On ne soupçonne pas la richesse des mangas tant qu’on s’en tient à l’idée préconçue d’un dessin fait à la va-vite entre deux parutions précipitées. Car c’est intelligent. C’est drôle. C’est émouvant. Le tragique tient souvent une place particulière. La notion de destin également. Aristote n’en renierait ni la structure ni l’effet cathartique. Notre époque est éprise d’émotions fortes, de pathos, de sensationnel. Dans les mangas, tout va vite, fort. Tout est emphase et émotion. Et tout est minutieusement pensé.
Une littérature en mouvement.
Auteurs et lecteurs ne sont plus des entités indépendantes les unes des autres. Le contact se fait par internet. Les auteurs connaissent les préférences des lecteurs. Ils s’y soumettent, parfois – c’est le « fan service » ou bien s’en amusent. Tatsuki Fujimoto, auteur de Chainsaw Man, élimine ainsi systématiquement tous ses personnages les mieux classés dans les sondages… ce qui lui a attiré nombre de menaces de mort bien réelles.
Le lien entre réalité et fiction peut, parfois, s’amenuiser.
Le 31 Octobre dernier, c’est carrément la ville de Tokyo qui a pris une décision radicale : interdire les rassemblements dans le quartier de Shibuya pour Halloween. Pourquoi ? Ils avaient peur que les innombrables fans de l’arc Shibuya de Jujutsu Kaisen – diffusé en ce moment-même – ne provoquent une tragédie bien réelle en attirant autour de la station de métro la plus fréquentée du Japon une foule encore plus compacte. L’arc se déroule en effet le soir d’Halloween, et les décors reproduisent tous minutieusement le quartier de Shibuya. Les touristes se photographient devant les lieux emblématiques.
Réalité et fiction s’interpénètrent, s’influencent, les réseaux sociaux jouant un rôle majeur dans cet état de fait.
Effet de mode ou reflet de notre époque ?
Patrick Vassallo et Dominique Royoux auraient pu étudier le développement du manga dans leur essai sur le temps comme « bien commun ». Car cette création artistique, mondialisée – il faut entendre les enfants commenter les épisodes dans un français mâtiné de japonais et d’anglais – est soumise à la « dictature de l’immédiateté ».
Les grands opus sortent généralement un épisode chaque semaine (depuis 25 ans, pour One Piece, paradoxe d’une immédiateté qui s’inscrit dans la durée), pour satisfaire un public toujours plus exigeant en terme de dates de livraison – parfois au détriment de la qualité, mais surtout des conditions de travail d’animateurs surexploités.

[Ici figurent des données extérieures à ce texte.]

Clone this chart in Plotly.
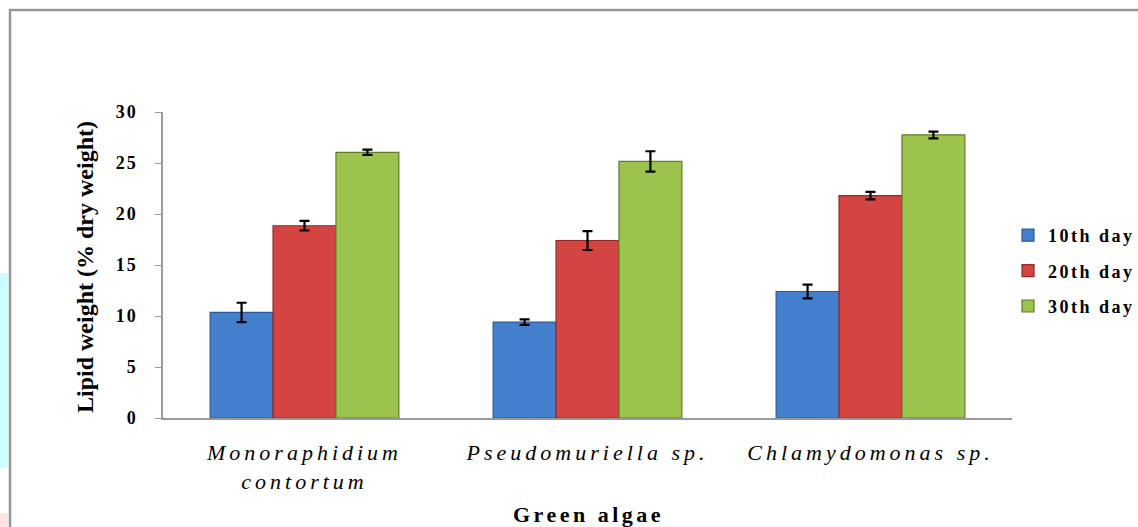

Le studio MAPPA, par exemple, qui produit Jujutsu Kaisen, est depuis longtemps sous le feu des critiques. Malgré les demandes insistantes, aucun épisode n’est jamais reporté : ainsi, l’épisode 17, la semaine dernière, serait sorti incomplet, sans l’aval des animateurs. Ceux-ci témoignent sur X/Twiter de leur frustration : ils n’ont pu réaliser que 30 % du projet initial. Mais une date est une date. Business is business !
Les fans suivent les animateurs, s’intéressent à leurs conditions de travail.
La mort de Balzac écrasé de dettes et noyé dans le café, c’est du passé. Mais la mort – d’épuisement ? – de Kentaro Miura devient légendaire.
Le manga est une littérature vivante. La littérature d’une civilisation de l’image, connectée, mondialisée. Une littérature monstre, qui se nourrit des grands mythes, de références, de ses créateurs aussi, engloutis par la machine infernale. Eiichiro Oda, Masashi Kishimoto, Takehiko Inoue sont les références que le monde – et internet – ont mises entre les mains de nos enfants, comme Stendhal, Camus ou Dostoïevski étaient les nôtres.
Reconstruire un commun intergénérationnel nécessite certainement que nous nous emparions, nous aussi, de cette littérature 2.0.